Jean-Yves Le Déaut proposait, entre autres dispositions, la création d'une autorité de sûreté indépendante. Une solution redoutée pour les partisans les plus fervents du nucléaire. Elle fut finalement rejetée par le Conseil d'État en 1999, qui estimait que des pouvoirs de police ne pouvaient être dévolus à une autorité autonome. Le nouveau gendarme du nucléaire s'appellera la DGSNR, direction générale de la sûreté nucléaire et de la radioprotection (lire encadré). Principale nouveauté, celle-ci sera compétente aussi sur la radioprotection, qui dépendait du ministère de la Santé. Cette DGSNR sera placée sous la triple tutelle des ministres de l'Industrie, de l'Environnement et de la Santé. Un compromis qui, comme tel, fait des mécontents. Les Verts souhaitaient que le seul ministère de l'Environnement contrôle le nucléaire. Les partisans de l'atome, comme le député PS Christian Bataille, n'auraient pas vu d'inconvénient à ce que le seul ministère de l'Industrie conserve la tutelle. L'association la Crii-Rad pour sa part, s'insurge contre le fait que la radioprotection passe « sous la tutelle du ministère de l'Industrie ». Le « gendarme » s'appuiera sur les experts du nouvel IRSN. Principale disposition, conforme à l'objectif annoncé par le premier ministre il y a cinq ans : le contrôleur sera séparé du contrôlé. Les quelque 1 400 agents de l'IPSN ne dépendront plus du Commissariat à l'énergie atomique (CEA). « Je suis resté dix ans à l'IPSN à attendre cette indépendance », raconte Philippe Hubert, qui est aujourd'hui conseiller au cabinet d'Yves Cochet. Une limite à cette indépendance : les réacteurs de recherche sur lesquels travaillent les scientifiques de l'IPSN, par exemple à Cadarache (Bouches-du-Rhône), pour évaluer les risques de fusion d'un coeur de réacteur, resteront la propriété du CEA. Plus difficile sera le mariage avec les personnels de l'Opri (Office de protection contre les rayonnements ionisants), qui seront minoritaires (225 personnes).

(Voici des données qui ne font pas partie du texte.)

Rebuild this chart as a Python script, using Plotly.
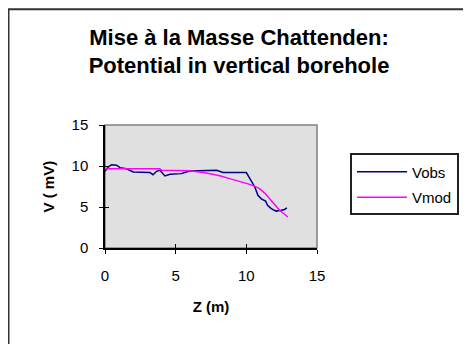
import plotly.graph_objects as go

z_obs = [0, 0.24, 0.47, 0.82, 1.06, 1.53, 2.0, 3.18, 3.4, 3.65, 3.88, 4.24, 4.6, 5.4, 5.76, 6.0, 7.9, 8.35, 10.0, 10.19, 10.35, 10.6, 10.82, 11.06, 11.36, 11.5, 11.76, 12.1, 12.47, 12.7, 12.87]
v_obs = [9.35, 9.9, 10.16, 10.1, 9.8, 9.67, 9.27, 9.2, 8.94, 9.35, 9.47, 8.78, 8.98, 9.07, 9.27, 9.4, 9.47, 9.2, 9.2, 8.66, 8.05, 7.44, 6.42, 6.0, 5.73, 5.2, 4.8, 4.5, 4.6, 4.7, 4.9]
z_mod = [0, 3.88, 4.0, 6.0, 7.18, 8.12, 8.82, 9.53, 10.24, 10.6, 10.94, 11.3, 11.65, 12.0, 12.35, 12.94]
v_mod = [9.67, 9.67, 9.47, 9.43, 9.15, 8.82, 8.46, 8.13, 7.76, 7.52, 7.24, 6.7, 6.0, 5.2, 4.6, 3.78]
x_ticks = [0, 5, 10, 15]
y_ticks = [0, 5, 10, 15]

FONT = "Liberation Sans, Arial, sans-serif"

fig = go.Figure()
fig.add_trace(go.Scatter(x=z_obs, y=v_obs, mode="lines", name="Vobs",
                         line=dict(color="#000080", width=1.5), legendgroup="a"))
fig.add_trace(go.Scatter(x=z_mod, y=v_mod, mode="lines", name="Vmod",
                         line=dict(color="#FF00FF", width=1.5), legendgroup="b"))

# page has an 8px body margin: figure coords = screen coords - 8
W, H = 463, 336
L, R, T, B = 97, 309, 116.5, 239.7
pw, ph = R - L, B - T

def px(xp):
    return (xp - L) / pw

def py(yp):
    return (B - yp) / ph

fig.update_layout(
    width=W, height=H,
    margin=dict(l=L, r=W - R, t=T, b=H - B, autoexpand=False),
    paper_bgcolor="white",
    plot_bgcolor="#E0E0E0",
    font=dict(family=FONT, color="black"),
    title=dict(text="<b>Mise à la Masse Chattenden:<br>Potential in vertical borehole</b>",
               x=px(231), xanchor="center", y=1 - 36.5 / H, yanchor="middle",
               xref="paper", yref="container", font=dict(size=22, family=FONT)),
    showlegend=True,
    legend=dict(x=px(342), y=py(145), xanchor="left", yanchor="top",
                bordercolor="#222222", borderwidth=2, bgcolor="white",
                font=dict(size=15, family=FONT), tracegroupgap=3, itemwidth=50),
    xaxis=dict(range=[0, 15], tickvals=x_ticks, ticks="outside", ticklen=4,
               tickcolor="black", showline=True, linecolor="black", linewidth=1.5,
               showgrid=False, zeroline=False, tickfont=dict(size=15, family=FONT),
               tickprefix="<b>", ticksuffix="</b>", ticklabelstandoff=9,
               title=dict(text="<b>Z (m)</b>", font=dict(size=15), standoff=19)),
    yaxis=dict(range=[0, 15], tickvals=y_ticks, ticks="outside", ticklen=4,
               tickcolor="black", showline=True, linecolor="black", linewidth=1.5,
               showgrid=False, zeroline=False, tickfont=dict(size=15, family=FONT),
               tickprefix="<b>", ticksuffix="</b>", ticklabelstandoff=8),
    xaxis2=dict(range=[0, 15], tickvals=x_ticks, ticks="inside", ticklen=4,
                tickcolor="black", overlaying="x", showticklabels=False,
                showgrid=False, zeroline=False, showline=False),
    yaxis2=dict(range=[0, 15], tickvals=y_ticks, ticks="inside", ticklen=4,
                tickcolor="black", overlaying="y", showticklabels=False,
                showgrid=False, zeroline=False, showline=False),
    annotations=[
        dict(text="<b>V ( mV)</b>", xref="paper", yref="paper", x=px(40), y=0.5,
             xanchor="center", yanchor="middle", textangle=-90, showarrow=False,
             font=dict(size=15, family=FONT)),
    ],
    shapes=[
        dict(type="rect", xref="paper", yref="paper", x0=0, x1=1, y0=0, y1=1,
             line=dict(color="#808080", width=1.5), layer="below"),
        dict(type="rect", xref="paper", yref="paper", x0=px(0.5), x1=px(500),
             y0=py(400), y1=py(0.5), line=dict(color="#333333", width=2)),
    ],
)
# invisible trace to activate overlay axes (cross tick marks)
fig.add_trace(go.Scatter(x=[0], y=[0], xaxis="x2", yaxis="y2", mode="markers",
                         marker=dict(opacity=0), showlegend=False, hoverinfo="skip"))

fig.write_html("out.html")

Chaque organisme a sa culture propre.
Quelle sera l'autonomie du nouvel organisme d'expertise ? La question est d'autant plus légitime qu'il dépendra de cinq ministères, pas moins : Industrie, Environnement, Santé, Recherche et Défense. Des cadres de l'Opri et de l'IPSN redoutent les risques de paralysie.
Ces nouvelles institutions seront largement ce que les hommes qui les dirigeront en feront. Les échéances électorales approchant, un administrateur provisoire pourrait être nommé pour diriger l'IRSN. Ce n'est sans doute pas la meilleure façon de faire exister un nouvel organisme, ni la situation la plus confortable pour gérer une éventuelle crise.